Challenge: Only lines with the word "chart" are needed; collect each of them from the listing below.
################
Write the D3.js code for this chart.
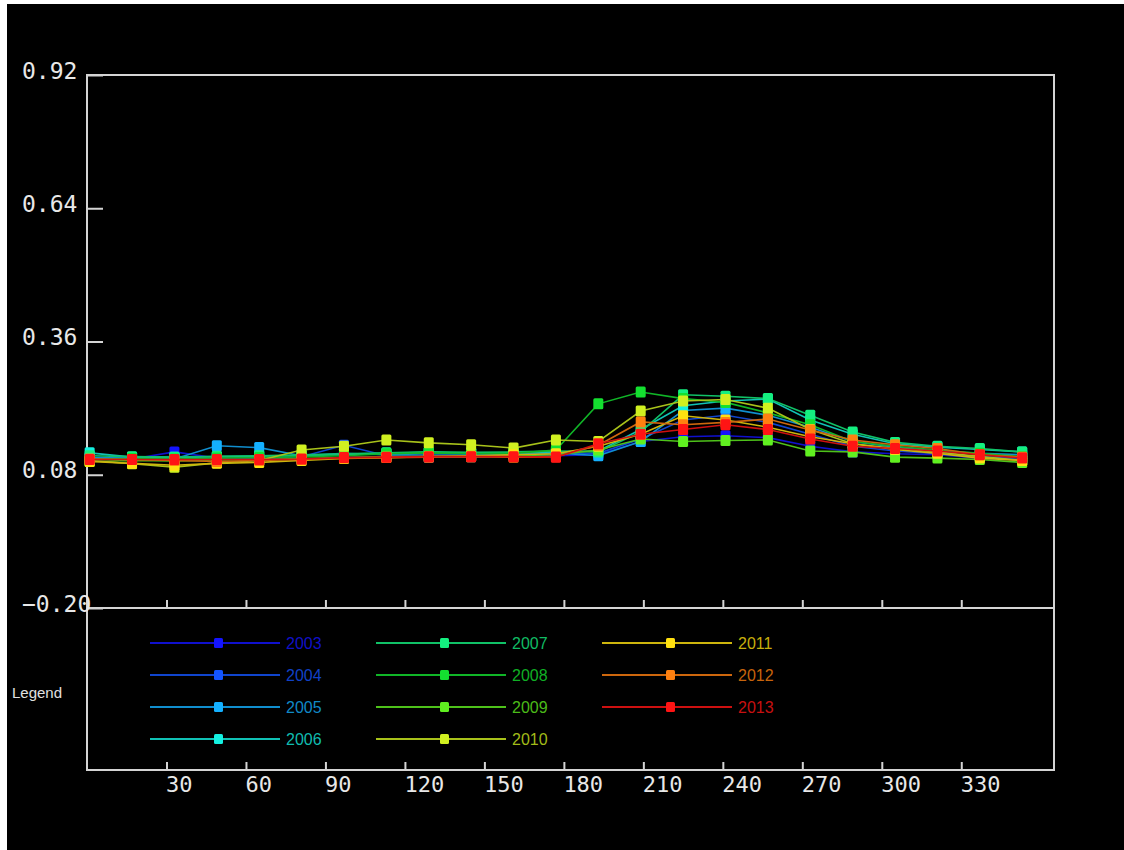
<!DOCTYPE html>
<html>
<head>
<meta charset="utf-8">
<script src="https://cdn.jsdelivr.net/npm/d3@7"></script>
<style>
  body { margin: 0; background: #fff; }
  svg { display: block; }
</style>
</head>
<body>
<div id="chart"></div>
<script>
// day of year of each 16-day composite
var days = [1, 17, 33, 49, 65, 81, 97, 113, 129, 145, 161, 177, 193, 209, 225, 241, 257, 273, 289, 305, 321, 337, 353]
var years = ["2003", "2004", "2005", "2006", "2007", "2008", "2009", "2010", "2011", "2012", "2013"]
var colors = ["#1414ff", "#1455ff", "#14b0ff", "#14f0e0", "#14f080", "#14e030", "#60f020", "#d0f020", "#ffe010", "#ff8010", "#ff1414"]

var v2003 = [0.112, 0.113, 0.128, 0.115, 0.114, 0.112, 0.116, 0.118, 0.117, 0.118, 0.119, 0.120, 0.122, 0.150, 0.160, 0.162, 0.158, 0.140, 0.128, 0.124, 0.122, 0.115, 0.112]
var v2004 = [0.114, 0.116, 0.118, 0.117, 0.115, 0.118, 0.142, 0.120, 0.121, 0.122, 0.123, 0.125, 0.125, 0.155, 0.195, 0.205, 0.190, 0.165, 0.140, 0.130, 0.124, 0.118, 0.114]
var v2005 = [0.116, 0.115, 0.113, 0.141, 0.137, 0.120, 0.125, 0.122, 0.124, 0.125, 0.124, 0.126, 0.120, 0.150, 0.215, 0.220, 0.205, 0.180, 0.150, 0.138, 0.130, 0.125, 0.122]
var v2006 = [0.126, 0.117, 0.116, 0.118, 0.119, 0.120, 0.122, 0.125, 0.127, 0.125, 0.126, 0.128, 0.130, 0.175, 0.225, 0.235, 0.239, 0.195, 0.165, 0.145, 0.138, 0.133, 0.128]
var v2007 = [0.120, 0.118, 0.117, 0.119, 0.120, 0.122, 0.124, 0.126, 0.128, 0.127, 0.128, 0.130, 0.128, 0.170, 0.248, 0.245, 0.240, 0.205, 0.170, 0.148, 0.140, 0.135, 0.128]
var v2008 = [0.112, 0.114, 0.113, 0.115, 0.116, 0.118, 0.120, 0.124, 0.126, 0.124, 0.125, 0.132, 0.229, 0.254, 0.240, 0.232, 0.210, 0.185, 0.150, 0.140, 0.132, 0.125, 0.118]
var v2009 = [0.108, 0.110, 0.109, 0.111, 0.112, 0.114, 0.116, 0.118, 0.119, 0.118, 0.120, 0.122, 0.132, 0.155, 0.150, 0.152, 0.153, 0.130, 0.128, 0.117, 0.115, 0.112, 0.106]
var v2010 = [0.110, 0.103, 0.096, 0.105, 0.110, 0.132, 0.140, 0.153, 0.147, 0.143, 0.136, 0.153, 0.150, 0.214, 0.235, 0.238, 0.220, 0.175, 0.145, 0.135, 0.128, 0.118, 0.110]
var v2011 = [0.108, 0.104, 0.100, 0.104, 0.106, 0.110, 0.114, 0.116, 0.118, 0.120, 0.122, 0.124, 0.140, 0.165, 0.204, 0.195, 0.180, 0.160, 0.145, 0.133, 0.125, 0.115, 0.110]
var v2012 = [0.113, 0.112, 0.110, 0.108, 0.110, 0.112, 0.115, 0.116, 0.117, 0.118, 0.117, 0.118, 0.142, 0.191, 0.185, 0.190, 0.197, 0.174, 0.153, 0.143, 0.135, 0.122, 0.117]
var v2013 = [0.112, 0.112, 0.112, 0.112, 0.112, 0.113, 0.116, 0.117, 0.118, 0.118, 0.118, 0.117, 0.145, 0.165, 0.175, 0.185, 0.175, 0.155, 0.140, 0.135, 0.130, 0.122, 0.115]

var yTicks = [-0.20, 0.08, 0.36, 0.64, 0.92]
var xTicks = [30, 60, 90, 120, 150, 180, 210, 240, 270, 300, 330]

var allValues = [v2003, v2004, v2005, v2006, v2007, v2008, v2009, v2010, v2011, v2012, v2013]
var series = years.map(function(y, i) {
    return { name: y, color: colors[i], values: allValues[i].map(function(v, j) { return { day: days[j], value: v } }) }
})

var W = 1124, H = 850
var plotLeft = 87, plotRight = 1054, plotTop = 75, plotBottom = 608, frameBottom = 770
var axisColor = "#d4d4d4"

var x = d3.scaleLinear().domain([0, 365]).range([plotLeft, plotRight])
var y = d3.scaleLinear().domain([-0.20, 0.92]).range([plotBottom, plotTop])

var svg = d3.select("#chart").append("svg")
    .attr("width", W)
    .attr("height", H)

svg.append("rect").attr("x", 7).attr("y", 4).attr("width", W - 7).attr("height", H - 4).attr("fill", "#000")

/* frame */
var frame = svg.append("g").attr("stroke", axisColor).attr("stroke-width", 2).attr("fill", "none")
frame.append("rect").attr("x", plotLeft).attr("y", plotTop).attr("width", plotRight - plotLeft).attr("height", frameBottom - plotTop)
frame.append("line").attr("x1", plotLeft).attr("x2", plotRight).attr("y1", plotBottom).attr("y2", plotBottom)

/* axes */
var monoFont = "'DejaVu Sans Mono', monospace"

var yAxis = svg.append("g")
    .attr("transform", "translate(" + plotLeft + ",0)")
    .call(d3.axisLeft(y).tickValues(yTicks).tickFormat(d3.format(".2f")).tickSize(-16))
yAxis.select(".domain").remove()
yAxis.selectAll("line").attr("stroke", axisColor).attr("stroke-width", 2)
yAxis.selectAll("text")
    .attr("x", 22 - plotLeft)
    .attr("dy", 3)
    .attr("text-anchor", "start")
    .attr("fill", "#e8e8e8")
    .style("font-family", monoFont)
    .style("font-size", "23px")

var xTopTicks = svg.append("g")
    .attr("transform", "translate(0," + plotBottom + ")")
    .call(d3.axisBottom(x).tickValues(xTicks).tickSize(-8).tickFormat(""))
xTopTicks.select(".domain").remove()
xTopTicks.selectAll("line").attr("stroke", axisColor).attr("stroke-width", 2)

var xAxis = svg.append("g")
    .attr("transform", "translate(0," + frameBottom + ")")
    .call(d3.axisBottom(x).tickValues(xTicks).tickSize(-8).tickPadding(6))
xAxis.select(".domain").remove()
xAxis.selectAll("line").attr("stroke", axisColor).attr("stroke-width", 2)
xAxis.selectAll("text")
    .attr("text-anchor", "start")
    .attr("x", -1)
    .attr("fill", "#e8e8e8")
    .style("font-family", monoFont)
    .style("font-size", "22px")

/* lines and markers */
var line = d3.line().x(function(d) { return x(d.day) }).y(function(d) { return y(d.value) })

var groups = svg.append("g").selectAll(".series")
    .data(series).enter()
    .append("g")
    .attr("class", "series")

groups.append("path")
    .attr("d", function(d) { return line(d.values) })
    .attr("fill", "none")
    .attr("stroke", function(d) { return d3.color(d.color).darker(0.6) })
    .attr("stroke-width", 1.6)

groups.selectAll("rect")
    .data(function(d) { return d.values.map(function(p) { return { day: p.day, value: p.value, color: d.color } }) })
    .enter()
    .append("rect")
    .attr("x", function(d) { return x(d.day) - 5 })
    .attr("y", function(d) { return y(d.value) - 5.5 })
    .attr("width", 10)
    .attr("height", 11)
    .attr("rx", 1.5)
    .attr("fill", function(d) { return d.color })

/* legend */
svg.append("text")
    .attr("x", 12)
    .attr("y", 698)
    .attr("fill", "#e0e0e0")
    .style("font-family", "'Liberation Sans', Arial, sans-serif")
    .style("font-size", "15px")
    .text("Legend")

var legend = svg.append("g").selectAll(".legend-item")
    .data(series).enter()
    .append("g")
    .attr("class", "legend-item")
    .attr("transform", function(d, i) {
        return "translate(" + (150 + Math.floor(i / 4) * 226) + "," + (643 + (i % 4) * 32) + ")"
    })

legend.append("line")
    .attr("x1", 0).attr("x2", 130)
    .attr("stroke", function(d) { return d3.color(d.color).darker(0.6) })
    .attr("stroke-width", 2)

legend.append("rect")
    .attr("x", 64).attr("y", -5)
    .attr("width", 9).attr("height", 10)
    .attr("rx", 1.5)
    .attr("fill", function(d) { return d.color })

legend.append("text")
    .attr("x", 136)
    .attr("y", 6)
    .attr("fill", function(d) { return d3.color(d.color).darker(0.7) })
    .style("font-family", "'Liberation Sans', Arial, sans-serif")
    .style("font-size", "16px")
    .text(function(d) { return d.name })
</script>
</body>
</html>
################
The answer:
Write the D3.js code for this chart.
<div id="chart"></div>
var svg = d3.select("#chart").append("svg")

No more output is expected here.